Provincetown/ Truro.  GRAHAM, Major James D. [Washington, DC: 1841]  Chart of Cape Cod Harbor And The Adjacent Coast of Provincetown and Truro… 27 ¾ x 33 inches.  Lithograph.  Some fold wear & offsetting; very good overall.   
       
                                                                


 


            Rare.  Not only was this the definitive nautical chart of this area of its day, but it also richly evokes the unique topography of the Outer Cape and contains fascinating historical detail.  The chart provided a long-needed guide to the treacherously shallow waters around the Outer Cape.  Mariners in distress at sea were often forced to find refuge there and often met a worse fate when attempting these waters unaided.  Interestingly, this edition of the chart was an unusual public/ private collaboration which speaks to the great perceived need for it at the time.  The title notes that this edition was “PUBLISHED UNDER THE PATRONAGE OF THE BOSTON MARINE INSURANCE COMPANIES…”  The chart was first published in a massive, four-sheet version in 1838, which in turn was only half the size of the original manuscript of it.

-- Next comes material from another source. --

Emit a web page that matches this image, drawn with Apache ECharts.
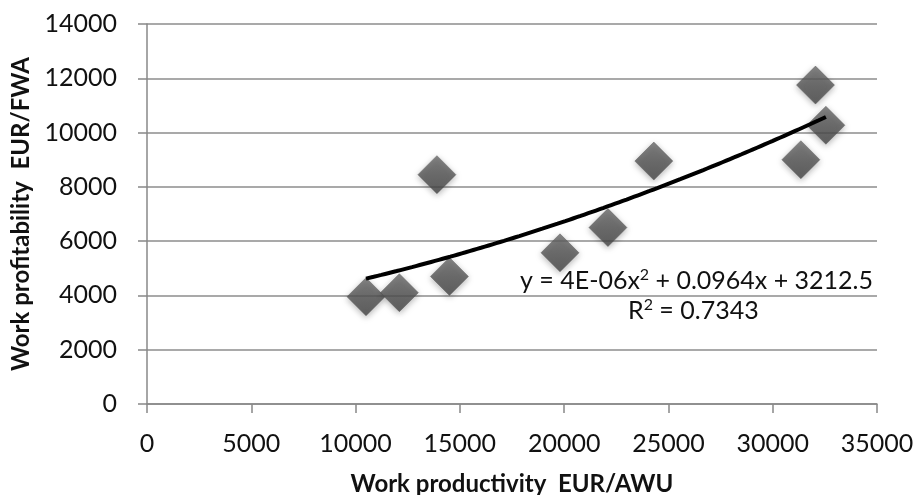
<!DOCTYPE html>
<html>
<head>
<meta charset="utf-8">
<script src="https://cdn.jsdelivr.net/npm/echarts@6/dist/echarts.min.js"></script>
<style>
html,body{margin:0;padding:0;background:#fff;}
#chart{width:916px;height:495px;}
</style>
</head>
<body>
<div id="chart"></div>
<script>
// Data
const productivity = [10500, 12100, 14500, 13900, 19800, 22100, 24300, 31350, 32550, 32050];
const profitability = [3950, 4100, 4700, 8450, 5570, 6500, 8950, 9000, 10270, 11750];
const xTicks = [0, 5000, 10000, 15000, 20000, 25000, 30000, 35000];
const yTicks = [0, 2000, 4000, 6000, 8000, 10000, 12000, 14000];
const equationText = 'y = 4E-06x{sup|2} + 0.0964x + 3212.5';
const r2Text = 'R{sup|2} = 0.7343';
const xTitle = 'Work productivity  EUR/AWU';
const yTitle = 'Work profitability  EUR/FWA';

// Polynomial (order 2) least-squares trendline computed from the data
function polyFit2(xs, ys) {
  const s = 10000;
  const n = xs.length;
  let S = [0,0,0,0,0], T = [0,0,0];
  for (let i = 0; i < n; i++) {
    const x = xs[i] / s, y = ys[i];
    let p = 1;
    for (let k = 0; k < 5; k++) { S[k] += p; if (k < 3) T[k] += p * y; p *= x; }
  }
  const A = [[S[0],S[1],S[2],T[0]],[S[1],S[2],S[3],T[1]],[S[2],S[3],S[4],T[2]]];
  for (let c = 0; c < 3; c++) {
    let m = c;
    for (let r = c + 1; r < 3; r++) if (Math.abs(A[r][c]) > Math.abs(A[m][c])) m = r;
    [A[c], A[m]] = [A[m], A[c]];
    for (let r = 0; r < 3; r++) {
      if (r === c) continue;
      const f = A[r][c] / A[c][c];
      for (let k = c; k < 4; k++) A[r][k] -= f * A[c][k];
    }
  }
  const a0 = A[0][3] / A[0][0], a1 = A[1][3] / A[1][1], a2 = A[2][3] / A[2][2];
  return x => a0 + a1 * (x / s) + a2 * (x / s) * (x / s);
}
const fit = polyFit2(productivity, profitability);
const xMin = Math.min(...productivity), xMax = Math.max(...productivity);
const trend = [];
for (let i = 0; i <= 60; i++) {
  const x = xMin + (xMax - xMin) * i / 60;
  trend.push([x, fit(x)]);
}

const points = productivity.map((x, i) => [x, profitability[i]]);
const FONT = 'Lato';
const plain = v => String(v);
const eqRich = {
  sup: { fontFamily: FONT, fontSize: 16, color: '#111', verticalAlign: 'top', lineHeight: 20 }
};

const chart = echarts.init(document.getElementById('chart'));
chart.setOption({
  animation: false,
  backgroundColor: '#ffffff',
  grid: { left: 147, right: 39, top: 24, bottom: 91, containLabel: false, outerBoundsMode: 'none' },
  xAxis: {
    type: 'value', min: xTicks[0], max: xTicks[xTicks.length - 1], interval: 5000,
    name: xTitle, nameLocation: 'middle', nameGap: 68,
    nameTextStyle: { fontFamily: FONT, fontWeight: 'bold', fontSize: 24, color: '#111' },
    axisLine: { show: true, lineStyle: { color: '#888', width: 1.5 } },
    axisTick: { show: true, length: 9, lineStyle: { color: '#888', width: 1.5 } },
    axisLabel: { fontFamily: FONT, fontSize: 25, color: '#111', margin: 27, formatter: plain },
    splitLine: { show: false }
  },
  yAxis: {
    type: 'value', min: yTicks[0], max: yTicks[yTicks.length - 1], interval: 2000,
    name: yTitle, nameLocation: 'middle', nameGap: 102, nameRotate: 90,
    nameTextStyle: { fontFamily: FONT, fontWeight: 'bold', fontSize: 24, color: '#111' },
    axisLine: { show: true, lineStyle: { color: '#888', width: 1.5 } },
    axisTick: { show: true, length: 9, lineStyle: { color: '#888', width: 1.5 } },
    axisLabel: { fontFamily: FONT, fontSize: 25, color: '#111', margin: 30, formatter: plain },
    splitLine: { show: true, lineStyle: { color: '#8c8c8c', width: 1.5 } }
  },
  series: [
    {
      type: 'scatter', data: points, symbol: 'diamond', symbolSize: 38, z: 2,
      itemStyle: {
        color: new echarts.graphic.LinearGradient(0, 0, 0, 1, [
          { offset: 0, color: '#6a6a6a' }, { offset: 0.5, color: '#555555' }, { offset: 1, color: '#444444' }
        ]),
        borderColor: '#505050', borderWidth: 0.5,
        shadowBlur: 6, shadowColor: 'rgba(0,0,0,0.35)', shadowOffsetY: 2
      }
    },
    {
      type: 'line', data: trend, showSymbol: false, smooth: true, z: 3,
      lineStyle: { color: '#000', width: 4 }
    }
  ],
  graphic: [
    { type: 'text', left: 520, top: 267, z: 10,
      style: { text: equationText, font: '25px Lato', fill: '#111', lineHeight: 28, rich: eqRich } },
    { type: 'text', left: 628, top: 297, z: 10,
      style: { text: r2Text, font: '25px Lato', fill: '#111', lineHeight: 28, rich: eqRich } }
  ]
});
</script>
</body>
</html>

            Major Graham was at the time a recent West Point graduate, and heading the work on this chart for the Army Corps of Engineers was his first command.  As Garver points out, Graham went about this task with the utmost dedication.  In the course of three years of surveying work from 1833 to 1835, “his team used their theodolite to triangulate 150 points on land and 606 on water, registered 796 high tides (and 692 low tides), and dropped their lead lines to take 13,119 soundings.”  Depth are hence usefully plotted along intersecting lines in all the waters surrounding the land on the chart.


            The work also nicely evokes the unique dunescape of the Outer Cape.  Other detail includes salt works, windmills, homes and buildings, and churches and wharves, both of which are named.  An area near the Point, which is today unoccupied, is called the “Lobster Plain” and has several structures near it.  Several high points are named, one of which is called “Negro Head.”


            Major Graham, no doubt impressing his superiors with his work here, went on to a distinguished career that primarily involved important boundary surveying assignments, including the Texas-Mexico boundary (1839), the Maine-New York boundary, a re-surveying of the Mason-Dixon Line, the Mexican boundary again in 1850-51, and a boundary line through the Great Lakes.  Garver notes he ended his career as the superintending engineer of the sea walls of Boston Harbor.


Garver, J. G. Surveying the Shore, pp. 86-7; cf. Guthorn, P. J. United States Coastal Chart, p. 15.